In light of increases in the University of Maine System’s health insurance premiums and salaries, all seven campuses had to share in a plan to reallocate $14 million. Each campus assumed a share of the burden based on the number of full-time employees.

The University of Maine in Orono took the biggest hit as it sought to transfer more than 3 percent of its $147 million budget to help cover increases in employee benefits, compensation and insurances.

The University of Maine System board of trustees will vote on the final budget proposal in May.

The proposed increase in tuition brings the cost of each credit hour to $146 for in-state students and to $415 for out-of-state students.

A tuition increase would have been in store even without the budget crunch although it could be a percent higher than it would have been, Anderson said earlier this month.

In other budget moves, $542,390 would be taken from research, $406,521 from student affairs, $564,580 from finance and administration, $77,486 from development, $43,306 from the president’s office and $69,495 from financial management.

While no layoffs are planned, the cuts translate to less fund raising and fewer library books, Anderson said. Professors will have to find other ways to pay for their research projects, he said.

Concerning the day care facility, Anderson recommended reducing the proposed cut by more than half – from $122,000 to $60,000 – after he met with the members of the Committee on Children’s Center Funding, a group of parents, staff and other UM employees.

Anderson, who said he came away with “a greater understanding” of the Children’s Center needs, recommended several ways to offset the cut. He proposed that the rental charge for the center’s space at University Park be suspended, that a teacher aide-assistant position remain unfilled, and that more work study students be hired since that program pays a certain part of their wages.

The new reduction has Gary Quimby, director of the center, breathing a sigh of relief. The original cut would have required the day care to raise fees that some parents wouldn’t have been able to afford, he said.

But the new proposal “has allowed us to get on with life, to buy time to study the graduated fee scale based on income, and to try new recruitment efforts with [work study] students,” he said Monday after day care parents met with Anderson to ask questions about the final version of the budget.

Alice Bruce, an associate professor of chemistry who leaves her child at the day care, said after the meeting that she remained disappointed with the budget.

“I’m still not sure what the leaders of the campus feel about the value of child care,” said Bruce, a member of the Committee on Children’s Center Funding.

That group recommended a $19,000 budget cut and requested approval for the Children’s Center to work with the UM Development Office to establish an endowment.

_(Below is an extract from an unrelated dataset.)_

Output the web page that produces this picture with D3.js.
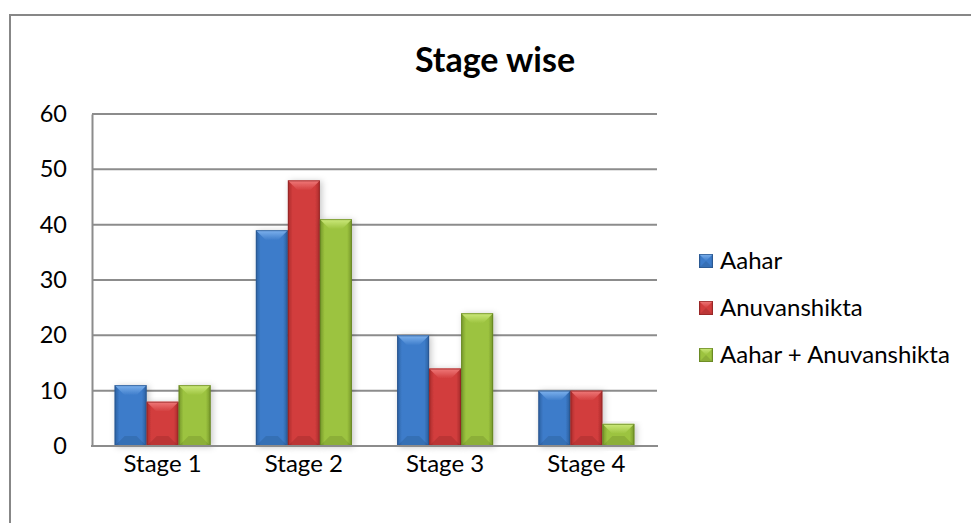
<!DOCTYPE html>
<html>
<head>
<meta charset="utf-8">
<script src="https://cdn.jsdelivr.net/npm/d3@7"></script>
<style>
  body { margin: 0; background: #fff; }
  text { font-family: Lato, "Open Sans", sans-serif; fill: #000; }
</style>
</head>
<body>
<svg id="chart" width="971" height="523"></svg>
<script>
var categories = ['Stage 1', 'Stage 2', 'Stage 3', 'Stage 4'];
var seriesNames = ['Aahar', 'Anuvanshikta', 'Aahar + Anuvanshikta'];
var aahar = [11, 39, 20, 10];
var anuvanshikta = [8, 48, 14, 10];
var aaharAnuvanshikta = [11, 41, 24, 4];
var yTicks = [0, 10, 20, 30, 40, 50, 60];

var seriesValues = [aahar, anuvanshikta, aaharAnuvanshikta];

// body, edge, light top, outline
var palette = [
  { body: '#3d7cca', edge: '#2b5f9f', light: '#7fb3ee', line: '#2a5489' },
  { body: '#d23d3d', edge: '#a92b2b', light: '#f07a7a', line: '#8f2323' },
  { body: '#9cc33f', edge: '#74952a', light: '#cdea7c', line: '#62801f' }
];

var svg = d3.select('#chart');
var defs = svg.append('defs');

palette.forEach(function (c, i) {
  var g = defs.append('linearGradient')
      .attr('id', 'side' + i)
      .attr('x1', 0).attr('x2', 1).attr('y1', 0).attr('y2', 0);
  g.append('stop').attr('offset', 0).attr('stop-color', c.edge);
  g.append('stop').attr('offset', 0.15).attr('stop-color', c.body);
  g.append('stop').attr('offset', 0.85).attr('stop-color', c.body);
  g.append('stop').attr('offset', 1).attr('stop-color', c.edge);

  var t = defs.append('linearGradient')
      .attr('id', 'top' + i)
      .attr('x1', 0).attr('x2', 0).attr('y1', 0).attr('y2', 1);
  t.append('stop').attr('offset', 0).attr('stop-color', c.light);
  t.append('stop').attr('offset', 1).attr('stop-color', c.body);
});

var shadow = defs.append('filter').attr('id', 'shadow')
    .attr('x', '-30%').attr('y', '-10%').attr('width', '160%').attr('height', '130%');
shadow.append('feDropShadow')
    .attr('dx', 2).attr('dy', 1)
    .attr('stdDeviation', 3)
    .attr('flood-color', '#000')
    .attr('flood-opacity', 0.22);

// outer chart border
svg.append('rect')
    .attr('x', 10).attr('y', 15)
    .attr('width', 980).attr('height', 540)
    .attr('fill', 'none')
    .attr('stroke', '#878787')
    .attr('stroke-width', 2);

svg.append('text')
    .attr('x', 495).attr('y', 72)
    .attr('text-anchor', 'middle')
    .style('font-size', '34px')
    .style('font-weight', 'bold')
    .text('Stage wise');

var x0 = d3.scaleBand()
    .domain(categories)
    .range([92, 657])
    .paddingInner(0.32)
    .paddingOuter(0.16);

var x1 = d3.scaleBand()
    .domain(seriesNames)
    .range([0, x0.bandwidth()]);

var y = d3.scaleLinear()
    .domain([0, 60])
    .range([446, 114]);

// gridlines
svg.append('g')
  .selectAll('line')
  .data(yTicks.filter(function (d) { return d > 0; }))
  .join('line')
    .attr('x1', 92).attr('x2', 657)
    .attr('y1', function (d) { return y(d); })
    .attr('y2', function (d) { return y(d); })
    .attr('stroke', '#8c8c8c')
    .attr('stroke-width', 2);

// y axis
var yAxis = svg.append('g')
    .attr('transform', 'translate(92,0)')
    .call(d3.axisLeft(y).tickValues(yTicks).tickSize(0).tickPadding(25));
yAxis.select('.domain').attr('stroke', '#8c8c8c').attr('stroke-width', 2);
yAxis.selectAll('text')
    .style('font-size', '23.5px')
    .style('font-family', 'Lato, sans-serif')
    .attr('fill', '#000');

// x axis
var xAxis = svg.append('g')
    .attr('transform', 'translate(0,446)')
    .call(d3.axisBottom(x0).tickSize(0).tickPadding(9));
xAxis.select('.domain').attr('stroke', '#8c8c8c').attr('stroke-width', 2)
    .attr('d', 'M91,0H658');
xAxis.selectAll('text')
    .style('font-size', '24px')
    .style('font-family', 'Lato, sans-serif')
    .attr('fill', '#000');

function bevelBar(sel, x, yTop, w, h, i) {
  var b = Math.min(10, h / 2, w / 2);
  sel.append('rect')
      .attr('x', x).attr('y', yTop).attr('width', w).attr('height', h)
      .attr('fill', 'url(#side' + i + ')');
  sel.append('polygon')
      .attr('points', [[x, yTop], [x + w, yTop], [x + w - b, yTop + b], [x + b, yTop + b]].join(' '))
      .attr('fill', 'url(#top' + i + ')');
  sel.append('polygon')
      .attr('points', [[x, yTop + h], [x + w, yTop + h], [x + w - b, yTop + h - b], [x + b, yTop + h - b]].join(' '))
      .attr('fill', '#000').attr('fill-opacity', 0.1);
  sel.append('rect')
      .attr('x', x + 0.5).attr('y', yTop + 0.5).attr('width', w - 1).attr('height', h - 1)
      .attr('fill', 'none')
      .attr('stroke', palette[i].line)
      .attr('stroke-opacity', 0.7)
      .attr('stroke-width', 1);
}

// bars
var groups = svg.append('g')
  .selectAll('g')
  .data(categories)
  .join('g')
    .attr('transform', function (d) { return 'translate(' + x0(d) + ',0)'; });

groups.each(function (cat, ci) {
  var g = d3.select(this);
  seriesNames.forEach(function (s, si) {
    var v = seriesValues[si][ci];
    var bar = g.append('g').attr('filter', 'url(#shadow)');
    bevelBar(bar, x1(s), y(v), x1.bandwidth(), y(0) - y(v), si);
  });
});

// redraw axis line over bar shadows
svg.append('line')
    .attr('x1', 91).attr('x2', 658)
    .attr('y1', 446).attr('y2', 446)
    .attr('stroke', '#8c8c8c').attr('stroke-width', 2);

// legend
var legend = svg.append('g')
  .selectAll('g')
  .data(seriesNames)
  .join('g')
    .attr('transform', function (d, i) { return 'translate(699,' + (261 + i * 47) + ')'; });

legend.each(function (d, i) {
  bevelBar(d3.select(this), 0, -7, 14, 14, i);
});

legend.append('text')
    .attr('x', 21)
    .attr('dy', '0.35em')
    .style('font-size', '24px')
    .text(function (d) { return d; });
</script>
</body>
</html>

It also proposed the creation of a Child Care Committee to oversee the day care and other UM programs that provide children’s services.

“The $60,000 cut says that [the administration] doesn’t want to get rid of the day care, but it also says that it’s not really that valued,” Bruce said.

The administration doesn’t seem to realize the importance of child care to recruiting and retaining good faculty, staff and students, she said.

Bruce also took exception to Anderson’s budget proposal which she said “makes it sound” as though the committee endorsed his recommendations.

“We didn’t say any of this,” said Bruce.

But at least now “there’s a better understanding all around” about the value of the day care center and how it operates and who it serves, she said.

Meanwhile, Anderson said the committee’s recommendations were “long-term answers” that he would discuss with Provost Robert Kennedy.